2. The method of claim 1 wherein the set of predetermined musical notes comprise a musical scale.

3. The method of claim 1 wherein the set of predetermined musical notes are substantially consecutive.

4. The method of claim 1 wherein the set of predetermined musical notes comprises a chromatic scale.

5. The method of claim 1, wherein the digital representation is hexadecimal.

6. The method of claim 1, wherein the digital representation is binary.

7. The method of claim 6, wherein each of said first series of bits is set if its corresponding one of the set of predetermined musical note is present in the slice, and is not set if its corresponding one of the set of predetermined musical notes is not present in the slice.

8. The method of claim 1, wherein each of said second series of bits is set if an amplitude within its associated amplitude range exists within the slice and is not set if an amplitude within its associated amplitude range does not exist within the slice.

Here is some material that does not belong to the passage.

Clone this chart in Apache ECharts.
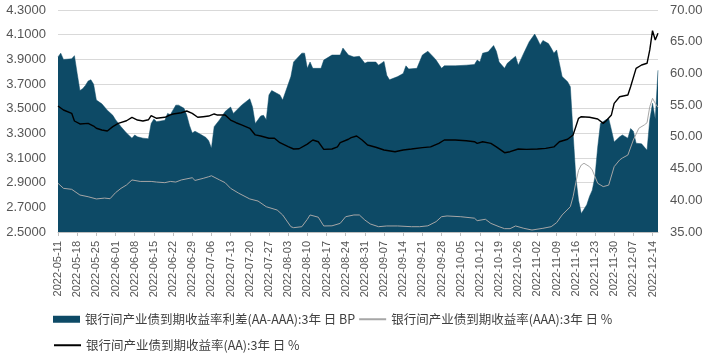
<!DOCTYPE html>
<html>
<head>
<meta charset="utf-8">
<script src="https://cdn.jsdelivr.net/npm/echarts@6/dist/echarts.min.js"></script>
<style>html,body{margin:0;padding:0;background:#fff;}#c{width:707px;height:355px;}</style>
</head>
<body>
<div id="c"></div>
<script>
// ---- data ----
const startDate = '2022-05-11';
const endDate = '2022-12-16';
const leftTicks = { min: 2.5, max: 4.3, step: 0.2 };
const rightTicks = { min: 35, max: 70, step: 5 };

const spreadName = '银行间产业债到期收益率利差(AA-AAA):3年 日 BP';
const aaaName = '银行间产业债到期收益率(AAA):3年 日 %';
const aaName = '银行间产业债到期收益率(AA):3年 日 %';

const spreadDates = ['05-11','05-12','05-13','05-16','05-17','05-18','05-19','05-20','05-21','05-22','05-23','05-24','05-25','05-27','05-29','05-31',
'06-01','06-03','06-05','06-07','06-08','06-09','06-11','06-13','06-14','06-15','06-16','06-19','06-20','06-21','06-23','06-24','06-26','06-27','06-28','06-29','06-30',
'07-02','07-04','07-05','07-06','07-07','07-09','07-11','07-13','07-14','07-17','07-20','07-21','07-22','07-24','07-25','07-26','07-27','07-28','07-31',
'08-01','08-04','08-05','08-08','08-09','08-10','08-11','08-12','08-15','08-16','08-19','08-22','08-23','08-25','08-27','08-29','08-31',
'09-01','09-04','09-05','09-07','09-08','09-09','09-12','09-14','09-15','09-16','09-19','09-21','09-23','09-25','09-26','09-28','09-29',
'10-03','10-07','10-10','10-11','10-12','10-13','10-15','10-17','10-18','10-19','10-21','10-22','10-25','10-26','10-28','10-30',
'11-01','11-02','11-03','11-04','11-06','11-07','11-08','11-09','11-10','11-11','11-13','11-14','11-15','11-16','11-17','11-18','11-20','11-21','11-22','11-23','11-24','11-25','11-27','11-28','11-29','11-30',
'12-02','12-03','12-05','12-06','12-07','12-08','12-10','12-12','12-13','12-14','12-15','12-16'];
const spreadValues = [62.6,63.2,62.2,62.3,62.8,60.0,57.3,57.6,58.1,58.8,59.0,58.3,55.8,55.2,54.2,53.4,
52.7,51.6,50.6,49.8,50.3,50.0,49.8,49.7,52.1,52.8,52.4,52.6,53.7,53.5,55.0,55.0,54.5,53.4,51.8,50.6,50.9,
50.4,49.9,49.4,48.2,51.6,52.7,54.0,54.7,53.7,55.0,56.0,54.7,52.1,53.3,53.4,52.7,56.6,57.3,56.6,
55.8,59.5,61.8,63.2,63.2,60.8,61.8,60.8,60.8,62.1,62.9,62.9,64.0,62.9,62.6,62.7,61.6,
61.8,61.8,61.3,61.9,59.7,59.0,59.5,60.0,61.2,60.7,60.8,62.9,63.5,62.6,62.1,60.8,61.2,
61.2,61.3,61.4,62.1,61.8,63.2,63.4,64.4,63.5,61.8,60.8,61.6,62.7,61.3,63.2,65.0,
66.2,65.4,64.5,65.2,64.7,64.0,63.2,63.7,61.6,59.5,58.7,57.9,50.6,43.7,40.0,37.9,39.3,40.6,41.6,43.7,48.4,52.1,52.7,52.9,51.1,49.2,
50.0,50.3,49.8,51.3,50.9,49.0,48.9,47.9,52.7,55.3,52.8,60.5];

const aaDates = ['05-11','05-13','05-16','05-17','05-19','05-22','05-24','05-25','05-27','05-29','05-31',
'06-02','06-05','06-07','06-09','06-11','06-13','06-14','06-16','06-19','06-21','06-22','06-25','06-27','06-29',
'07-01','07-03','07-05','07-07','07-08','07-11','07-13','07-15','07-17','07-20','07-22','07-24','07-27','07-29','07-31',
'08-03','08-05','08-07','08-10','08-12','08-14','08-16','08-19','08-21','08-22','08-25','08-26','08-28','08-30',
'09-01','09-04','09-07','09-11','09-14','09-17','09-21','09-24','09-27','09-29',
'10-03','10-07','10-10','10-11','10-13','10-16','10-18','10-21','10-23','10-26','10-29',
'11-02','11-05','11-08','11-10','11-13','11-15','11-16','11-17','11-18','11-21','11-24','11-26','11-27','11-29','11-30',
'12-02','12-05','12-06','12-08','12-10','12-12','12-13','12-14','12-15','12-16'];
const aaValues = [3.522,3.489,3.462,3.400,3.376,3.381,3.359,3.341,3.327,3.319,3.354,
3.381,3.402,3.430,3.408,3.400,3.410,3.443,3.422,3.430,3.449,3.457,3.467,3.481,3.462,
3.430,3.435,3.440,3.457,3.449,3.449,3.408,3.386,3.368,3.341,3.287,3.278,3.260,3.260,3.224,
3.192,3.173,3.175,3.213,3.246,3.232,3.170,3.173,3.190,3.224,3.252,3.265,3.278,3.246,
3.205,3.187,3.165,3.151,3.165,3.173,3.184,3.190,3.219,3.246,
3.246,3.240,3.232,3.219,3.232,3.219,3.190,3.143,3.151,3.173,3.170,
3.173,3.178,3.190,3.232,3.252,3.287,3.354,3.422,3.435,3.430,3.416,3.381,3.400,3.449,3.543,
3.597,3.611,3.678,3.827,3.854,3.868,3.976,4.132,4.057,4.111];

const aaaDates = ['05-11','05-13','05-16','05-19','05-22','05-25','05-28','05-30',
'06-01','06-03','06-05','06-07','06-10','06-14','06-16','06-19','06-21','06-23','06-25','06-29','06-30',
'07-03','07-05','07-06','07-09','07-11','07-13','07-16','07-20','07-23','07-26','07-30',
'08-01','08-04','08-05','08-08','08-10','08-11','08-14','08-16','08-19','08-22','08-24','08-27','08-29','08-31',
'09-02','09-05','09-08','09-12','09-17','09-20','09-23','09-26','09-28','09-30',
'10-05','10-10','10-11','10-14','10-16','10-19','10-21','10-23','10-25','10-28','10-31',
'11-04','11-07','11-09','11-11','11-14','11-15','11-16','11-17','11-18','11-19','11-21','11-22','11-24','11-26','11-28','11-30',
'12-02','12-03','12-05','12-07','12-09','12-11','12-12','12-13','12-14','12-15','12-16'];
const aaaValues = [2.895,2.854,2.846,2.800,2.786,2.768,2.775,2.770,
2.819,2.854,2.881,2.922,2.910,2.910,2.905,2.900,2.910,2.905,2.922,2.940,2.918,
2.935,2.948,2.956,2.922,2.900,2.854,2.814,2.768,2.751,2.705,2.678,
2.638,2.543,2.535,2.543,2.603,2.638,2.620,2.549,2.550,2.570,2.624,2.638,2.638,2.597,
2.565,2.543,2.549,2.549,2.543,2.543,2.550,2.584,2.624,2.630,
2.624,2.612,2.592,2.603,2.570,2.543,2.527,2.527,2.549,2.530,2.516,
2.530,2.543,2.576,2.638,2.705,2.786,2.900,3.000,3.043,3.057,3.030,3.003,2.895,2.868,2.880,3.030,
3.084,3.100,3.124,3.246,3.341,3.368,3.386,3.516,3.584,3.543,3.510];

// ---- build ----
function buildCalendar(s, e) {
  const out = [];
  const d = new Date(s + 'T00:00:00Z');
  const end = new Date(e + 'T00:00:00Z');
  while (d <= end) {
    out.push(d.toISOString().slice(0, 10));
    d.setUTCDate(d.getUTCDate() + 1);
  }
  return out;
}
const categories = buildCalendar(startDate, endDate);
const pairs = (ds, vs) => ds.map((d, i) => ['2022-' + d, vs[i]]);

const AREA = '#0d4a66';
const labelColor = '#555555';
const latin = "'Liberation Sans', Arial, sans-serif";
const cjk = "'Noto Sans CJK SC', sans-serif";
const legendText = { fontFamily: cjk, fontSize: 12.5, color: '#404040' };

const chart = echarts.init(document.getElementById('c'), null, { renderer: 'canvas' });
chart.setOption({
  animation: false,
  backgroundColor: '#ffffff',
  grid: { left: 58, right: 49, top: 10, bottom: 123, containLabel: false },
  legend: [
    {
      left: 53, top: 313, padding: 0, itemWidth: 27, itemHeight: 7, itemGap: 3,
      textStyle: legendText,
      data: [ { name: spreadName, icon: 'rect' }, { name: aaaName, itemStyle: { opacity: 0 } } ]
    },
    {
      left: 53, top: 339, padding: 0, itemWidth: 27, itemHeight: 7, itemGap: 3,
      textStyle: legendText,
      data: [ { name: aaName, itemStyle: { opacity: 0 } } ]
    }
  ],
  xAxis: {
    type: 'category',
    data: categories,
    boundaryGap: false,
    axisLine: { show: true, lineStyle: { color: '#bfbfbf' } },
    axisTick: { show: true, interval: 6, length: 4, lineStyle: { color: '#bfbfbf' } },
    axisLabel: { interval: 6, rotate: 90, margin: 9, fontSize: 11, color: labelColor, fontFamily: latin },
    splitLine: { show: false }
  },
  yAxis: [
    {
      type: 'value', position: 'left',
      min: leftTicks.min, max: leftTicks.max, interval: leftTicks.step,
      axisLine: { show: false }, axisTick: { show: false },
      axisLabel: { fontSize: 13, color: labelColor, fontFamily: latin, margin: 12, formatter: v => v.toFixed(4) },
      splitLine: { show: true, lineStyle: { color: '#d9d9d9', width: 1 } }
    },
    {
      type: 'value', position: 'right',
      min: rightTicks.min, max: rightTicks.max, interval: rightTicks.step,
      axisLine: { show: false }, axisTick: { show: false },
      axisLabel: { fontSize: 13, color: labelColor, fontFamily: latin, margin: 12, formatter: v => v.toFixed(2) },
      splitLine: { show: false }
    }
  ],
  series: [
    {
      name: spreadName, type: 'line', yAxisIndex: 1,
      data: pairs(spreadDates, spreadValues),
      symbol: 'none', showSymbol: false,
      lineStyle: { width: 0.5, color: AREA },
      itemStyle: { color: AREA },
      areaStyle: { color: AREA, opacity: 1, origin: 'start' }
    },
    {
      name: aaaName, type: 'line', yAxisIndex: 0,
      data: pairs(aaaDates, aaaValues),
      symbol: 'none', showSymbol: false,
      lineStyle: { width: 1, color: '#a6a6a6' },
      itemStyle: { color: '#a6a6a6' }
    },
    {
      name: aaName, type: 'line', yAxisIndex: 0,
      data: pairs(aaDates, aaValues),
      symbol: 'none', showSymbol: false,
      lineStyle: { width: 1.4, color: '#000000' },
      itemStyle: { color: '#000000' }
    }
  ]
});
</script>
</body>
</html>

9. The method of claim 1 wherein said determining one or more frequencies of sound represented in each of said slices comprises performing a Fourier Transform.

10. The method of claim 1 wherein said first sample rate is about 44.1 KHz.

11. The method of claim 1 further comprising resampling said digital audio file from said first sample rate to a second sample rate.

12. The method of claim 11 wherein said second sample rate is about 6 KHz.

13. The method of claim 1 wherein each of said slices comprises substantially the same number of samples.

14. The method of claim 13 wherein the number of samples in a slice is about 750.

15. The method of claim 1 wherein step (e) is repeated for each of a plurality of sets of predetermined musical notes.